DATASET EXTRACT:
— Begin —
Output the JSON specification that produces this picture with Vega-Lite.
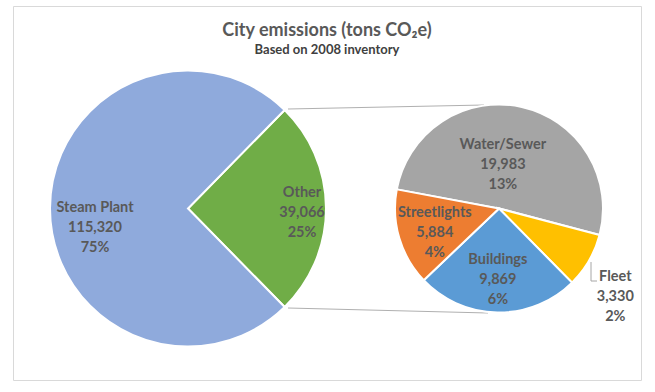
{
  "$schema": "https://vega.github.io/schema/vega-lite/v6.json",
  "width": 628,
  "height": 374,
  "autosize": {"type": "none"},
  "padding": {"left": 13, "top": 6, "right": 14, "bottom": 12},
  "background": "white",
  "config": {"view": {"stroke": "#D9D9D9", "strokeWidth": 1}, "font": "Lato"},
  "title": {
    "text": "City emissions (tons CO₂e)",
    "subtitle": "Based on 2008 inventory",
    "anchor": "middle",
    "frame": "group",
    "offset": -51,
    "font": "Lato",
    "fontSize": 18,
    "fontWeight": "bold",
    "color": "#595959",
    "subtitleFont": "Lato",
    "subtitleFontSize": 13,
    "subtitleFontWeight": "bold",
    "subtitleColor": "#404040",
    "subtitlePadding": 4
  },
  "datasets": {
    "main": [
      {"category": "Other", "value": 39066, "pct": "25%"},
      {"category": "Steam Plant", "value": 115320, "pct": "75%"}
    ],
    "sub": [
      {"category": "Water/Sewer", "value": 19983, "pct": "13%"},
      {"category": "Fleet", "value": 3330, "pct": "2%"},
      {"category": "Buildings", "value": 9869, "pct": "6%"},
      {"category": "Streetlights", "value": 5884, "pct": "4%"}
    ]
  },
  "resolve": {"scale": {"theta": "independent"}},
  "layer": [
    {
      "data": {"values": [{}]},
      "mark": {"type": "rule", "stroke": "#B0B0B0", "strokeWidth": 1},
      "encoding": {
        "x": {"datum": 288, "type": "quantitative", "scale": {"domain": [13, 641]}, "axis": null},
        "y": {"datum": 109, "type": "quantitative", "scale": {"domain": [380, 6]}, "axis": null},
        "x2": {"datum": 484},
        "y2": {"datum": 105}
      }
    },
    {
      "data": {"values": [{}]},
      "mark": {"type": "rule", "stroke": "#B0B0B0", "strokeWidth": 1},
      "encoding": {
        "x": {"datum": 288, "type": "quantitative", "scale": {"domain": [13, 641]}, "axis": null},
        "y": {"datum": 308, "type": "quantitative", "scale": {"domain": [380, 6]}, "axis": null},
        "x2": {"datum": 488},
        "y2": {"datum": 313}
      }
    },
    {
      "data": {"name": "main"},
      "transform": [
        {"window": [{"op": "row_number", "as": "seq"}]},
        {"calculate": "datum.category + '\\n' + format(datum.value, ',') + '\\n' + datum.pct", "as": "label"}
      ],
      "encoding": {
        "theta": {"field": "value", "type": "quantitative", "stack": true, "scale": {"range": [0.7758, 7.0590], "nice": false, "zero": true}},
        "order": {"field": "seq", "type": "quantitative"},
        "x": {"datum": 188, "type": "quantitative", "scale": {"domain": [13, 641]}, "axis": null},
        "y": {"datum": 208.5, "type": "quantitative", "scale": {"domain": [380, 6]}, "axis": null}
      },
      "layer": [
        {
          "mark": {"type": "arc", "outerRadius": 138, "stroke": "white", "strokeWidth": 2},
          "encoding": {
            "color": {"field": "category", "type": "nominal", "legend": null,
              "scale": {"domain": ["Steam Plant", "Other", "Water/Sewer", "Fleet", "Buildings", "Streetlights"],
                        "range": ["#8FAADC", "#70AD47", "#A5A5A5", "#FFC000", "#5B9BD5", "#ED7D31"]}}
          }
        },
        {
          "mark": {"type": "text", "radius": 93, "dy": -0.5, "lineBreak": "\n", "lineHeight": 20, "font": "Lato", "fontSize": 14.5, "fontWeight": "bold", "fill": "#595959", "align": "center", "baseline": "middle"},
          "encoding": {"text": {"condition": {"test": "datum.category === 'Steam Plant'", "field": "label"}, "value": ""}}
        },
        {
          "mark": {"type": "text", "radius": 114, "dy": -15.5, "lineBreak": "\n", "lineHeight": 20, "font": "Lato", "fontSize": 14.5, "fontWeight": "bold", "fill": "#595959", "align": "center", "baseline": "middle"},
          "encoding": {"text": {"condition": {"test": "datum.category === 'Other'", "field": "label"}, "value": ""}}
        }
      ]
    },
    {
      "data": {"name": "sub"},
      "transform": [
        {"window": [{"op": "row_number", "as": "seq"}]},
        {"calculate": "datum.category + '\\n' + format(datum.value, ',') + '\\n' + datum.pct", "as": "label"}
      ],
      "encoding": {
        "theta": {"field": "value", "type": "quantitative", "stack": true, "scale": {"range": [-1.3858, 4.8974], "nice": false, "zero": true}},
        "order": {"field": "seq", "type": "quantitative"},
        "x": {"datum": 499, "type": "quantitative", "scale": {"domain": [13, 641]}, "axis": null},
        "y": {"datum": 208.5, "type": "quantitative", "scale": {"domain": [380, 6]}, "axis": null}
      },
      "layer": [
        {
          "mark": {"type": "arc", "outerRadius": 104, "stroke": "white", "strokeWidth": 2},
          "encoding": {
            "color": {"field": "category", "type": "nominal", "legend": null,
              "scale": {"domain": ["Steam Plant", "Other", "Water/Sewer", "Fleet", "Buildings", "Streetlights"],
                        "range": ["#8FAADC", "#70AD47", "#A5A5A5", "#FFC000", "#5B9BD5", "#ED7D31"]}}
          }
        },
        {
          "mark": {"type": "text", "radius": 45, "dx": -6, "dy": -20, "lineBreak": "\n", "lineHeight": 20, "font": "Lato", "fontSize": 14.5, "fontWeight": "bold", "fill": "#595959", "align": "center", "baseline": "middle"},
          "encoding": {"text": {"condition": {"test": "datum.category === 'Water/Sewer'", "field": "label"}, "value": ""}}
        },
        {
          "mark": {"type": "text", "radius": 146, "dx": -10, "dy": -5, "lineBreak": "\n", "lineHeight": 20, "font": "Lato", "fontSize": 14.5, "fontWeight": "bold", "fill": "#595959", "align": "center", "baseline": "middle"},
          "encoding": {"text": {"condition": {"test": "datum.category === 'Fleet'", "field": "label"}, "value": ""}}
        },
        {
          "mark": {"type": "text", "radius": 71.5, "dy": -20, "lineBreak": "\n", "lineHeight": 20, "font": "Lato", "fontSize": 14.5, "fontWeight": "bold", "fill": "#595959", "align": "center", "baseline": "middle"},
          "encoding": {"text": {"condition": {"test": "datum.category === 'Buildings'", "field": "label"}, "value": ""}}
        },
        {
          "mark": {"type": "text", "radius": 68, "dx": 1, "dy": -15, "lineBreak": "\n", "lineHeight": 20, "font": "Lato", "fontSize": 14.5, "fontWeight": "bold", "fill": "#595959", "align": "center", "baseline": "middle"},
          "encoding": {"text": {"condition": {"test": "datum.category === 'Streetlights'", "field": "label"}, "value": ""}}
        }
      ]
    },
    {
      "data": {"values": [{}]},
      "mark": {"type": "rule", "stroke": "#A6A6A6", "strokeWidth": 1},
      "encoding": {
        "x": {"datum": 591, "type": "quantitative", "scale": {"domain": [13, 641]}, "axis": null},
        "y": {"datum": 262, "type": "quantitative", "scale": {"domain": [380, 6]}, "axis": null},
        "y2": {"datum": 281}
      }
    },
    {
      "data": {"values": [{}]},
      "mark": {"type": "rule", "stroke": "#A6A6A6", "strokeWidth": 1},
      "encoding": {
        "x": {"datum": 591, "type": "quantitative", "scale": {"domain": [13, 641]}, "axis": null},
        "x2": {"datum": 597},
        "y": {"datum": 281, "type": "quantitative", "scale": {"domain": [380, 6]}, "axis": null}
      }
    }
  ]
}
— End —
PROBLEM:
Omit the pictures and reproduce the listing exactly.

ANSWER BELOW:
Output the JSON specification that produces this picture with Vega-Lite.
{
  "$schema": "https://vega.github.io/schema/vega-lite/v6.json",
  "width": 628,
  "height": 374,
  "autosize": {"type": "none"},
  "padding": {"left": 13, "top": 6, "right": 14, "bottom": 12},
  "background": "white",
  "config": {"view": {"stroke": "#D9D9D9", "strokeWidth": 1}, "font": "Lato"},
  "title": {
    "text": "City emissions (tons CO₂e)",
    "subtitle": "Based on 2008 inventory",
    "anchor": "middle",
    "frame": "group",
    "offset": -51,
    "font": "Lato",
    "fontSize": 18,
    "fontWeight": "bold",
    "color": "#595959",
    "subtitleFont": "Lato",
    "subtitleFontSize": 13,
    "subtitleFontWeight": "bold",
    "subtitleColor": "#404040",
    "subtitlePadding": 4
  },
  "datasets": {
    "main": [
      {"category": "Other", "value": 39066, "pct": "25%"},
      {"category": "Steam Plant", "value": 115320, "pct": "75%"}
    ],
    "sub": [
      {"category": "Water/Sewer", "value": 19983, "pct": "13%"},
      {"category": "Fleet", "value": 3330, "pct": "2%"},
      {"category": "Buildings", "value": 9869, "pct": "6%"},
      {"category": "Streetlights", "value": 5884, "pct": "4%"}
    ]
  },
  "resolve": {"scale": {"theta": "independent"}},
  "layer": [
    {
      "data": {"values": [{}]},
      "mark": {"type": "rule", "stroke": "#B0B0B0", "strokeWidth": 1},
      "encoding": {
        "x": {"datum": 288, "type": "quantitative", "scale": {"domain": [13, 641]}, "axis": null},
        "y": {"datum": 109, "type": "quantitative", "scale": {"domain": [380, 6]}, "axis": null},
        "x2": {"datum": 484},
        "y2": {"datum": 105}
      }
    },
    {
      "data": {"values": [{}]},
      "mark": {"type": "rule", "stroke": "#B0B0B0", "strokeWidth": 1},
      "encoding": {
        "x": {"datum": 288, "type": "quantitative", "scale": {"domain": [13, 641]}, "axis": null},
        "y": {"datum": 308, "type": "quantitative", "scale": {"domain": [380, 6]}, "axis": null},
        "x2": {"datum": 488},
        "y2": {"datum": 313}
      }
    },
    {
      "data": {"name": "main"},
      "transform": [
        {"window": [{"op": "row_number", "as": "seq"}]},
        {"calculate": "datum.category + '\\n' + format(datum.value, ',') + '\\n' + datum.pct", "as": "label"}
      ],
      "encoding": {
        "theta": {"field": "value", "type": "quantitative", "stack": true, "scale": {"range": [0.7758, 7.0590], "nice": false, "zero": true}},
        "order": {"field": "seq", "type": "quantitative"},
        "x": {"datum": 188, "type": "quantitative", "scale": {"domain": [13, 641]}, "axis": null},
        "y": {"datum": 208.5, "type": "quantitative", "scale": {"domain": [380, 6]}, "axis": null}
      },
      "layer": [
        {
          "mark": {"type": "arc", "outerRadius": 138, "stroke": "white", "strokeWidth": 2},
          "encoding": {
            "color": {"field": "category", "type": "nominal", "legend": null,
              "scale": {"domain": ["Steam Plant", "Other", "Water/Sewer", "Fleet", "Buildings", "Streetlights"],
                        "range": ["#8FAADC", "#70AD47", "#A5A5A5", "#FFC000", "#5B9BD5", "#ED7D31"]}}
          }
        },
        {
          "mark": {"type": "text", "radius": 93, "dy": -0.5, "lineBreak": "\n", "lineHeight": 20, "font": "Lato", "fontSize": 14.5, "fontWeight": "bold", "fill": "#595959", "align": "center", "baseline": "middle"},
          "encoding": {"text": {"condition": {"test": "datum.category === 'Steam Plant'", "field": "label"}, "value": ""}}
        },
        {
          "mark": {"type": "text", "radius": 114, "dy": -15.5, "lineBreak": "\n", "lineHeight": 20, "font": "Lato", "fontSize": 14.5, "fontWeight": "bold", "fill": "#595959", "align": "center", "baseline": "middle"},
          "encoding": {"text": {"condition": {"test": "datum.category === 'Other'", "field": "label"}, "value": ""}}
        }
      ]
    },
    {
      "data": {"name": "sub"},
      "transform": [
        {"window": [{"op": "row_number", "as": "seq"}]},
        {"calculate": "datum.category + '\\n' + format(datum.value, ',') + '\\n' + datum.pct", "as": "label"}
      ],
      "encoding": {
        "theta": {"field": "value", "type": "quantitative", "stack": true, "scale": {"range": [-1.3858, 4.8974], "nice": false, "zero": true}},
        "order": {"field": "seq", "type": "quantitative"},
        "x": {"datum": 499, "type": "quantitative", "scale": {"domain": [13, 641]}, "axis": null},
        "y": {"datum": 208.5, "type": "quantitative", "scale": {"domain": [380, 6]}, "axis": null}
      },
      "layer": [
        {
          "mark": {"type": "arc", "outerRadius": 104, "stroke": "white", "strokeWidth": 2},
          "encoding": {
            "color": {"field": "category", "type": "nominal", "legend": null,
              "scale": {"domain": ["Steam Plant", "Other", "Water/Sewer", "Fleet", "Buildings", "Streetlights"],
                        "range": ["#8FAADC", "#70AD47", "#A5A5A5", "#FFC000", "#5B9BD5", "#ED7D31"]}}
          }
        },
        {
          "mark": {"type": "text", "radius": 45, "dx": -6, "dy": -20, "lineBreak": "\n", "lineHeight": 20, "font": "Lato", "fontSize": 14.5, "fontWeight": "bold", "fill": "#595959", "align": "center", "baseline": "middle"},
          "encoding": {"text": {"condition": {"test": "datum.category === 'Water/Sewer'", "field": "label"}, "value": ""}}
        },
        {
          "mark": {"type": "text", "radius": 146, "dx": -10, "dy": -5, "lineBreak": "\n", "lineHeight": 20, "font": "Lato", "fontSize": 14.5, "fontWeight": "bold", "fill": "#595959", "align": "center", "baseline": "middle"},
          "encoding": {"text": {"condition": {"test": "datum.category === 'Fleet'", "field": "label"}, "value": ""}}
        },
        {
          "mark": {"type": "text", "radius": 71.5, "dy": -20, "lineBreak": "\n", "lineHeight": 20, "font": "Lato", "fontSize": 14.5, "fontWeight": "bold", "fill": "#595959", "align": "center", "baseline": "middle"},
          "encoding": {"text": {"condition": {"test": "datum.category === 'Buildings'", "field": "label"}, "value": ""}}
        },
        {
          "mark": {"type": "text", "radius": 68, "dx": 1, "dy": -15, "lineBreak": "\n", "lineHeight": 20, "font": "Lato", "fontSize": 14.5, "fontWeight": "bold", "fill": "#595959", "align": "center", "baseline": "middle"},
          "encoding": {"text": {"condition": {"test": "datum.category === 'Streetlights'", "field": "label"}, "value": ""}}
        }
      ]
    },
    {
      "data": {"values": [{}]},
      "mark": {"type": "rule", "stroke": "#A6A6A6", "strokeWidth": 1},
      "encoding": {
        "x": {"datum": 591, "type": "quantitative", "scale": {"domain": [13, 641]}, "axis": null},
        "y": {"datum": 262, "type": "quantitative", "scale": {"domain": [380, 6]}, "axis": null},
        "y2": {"datum": 281}
      }
    },
    {
      "data": {"values": [{}]},
      "mark": {"type": "rule", "stroke": "#A6A6A6", "strokeWidth": 1},
      "encoding": {
        "x": {"datum": 591, "type": "quantitative", "scale": {"domain": [13, 641]}, "axis": null},
        "x2": {"datum": 597},
        "y": {"datum": 281, "type": "quantitative", "scale": {"domain": [380, 6]}, "axis": null}
      }
    }
  ]
}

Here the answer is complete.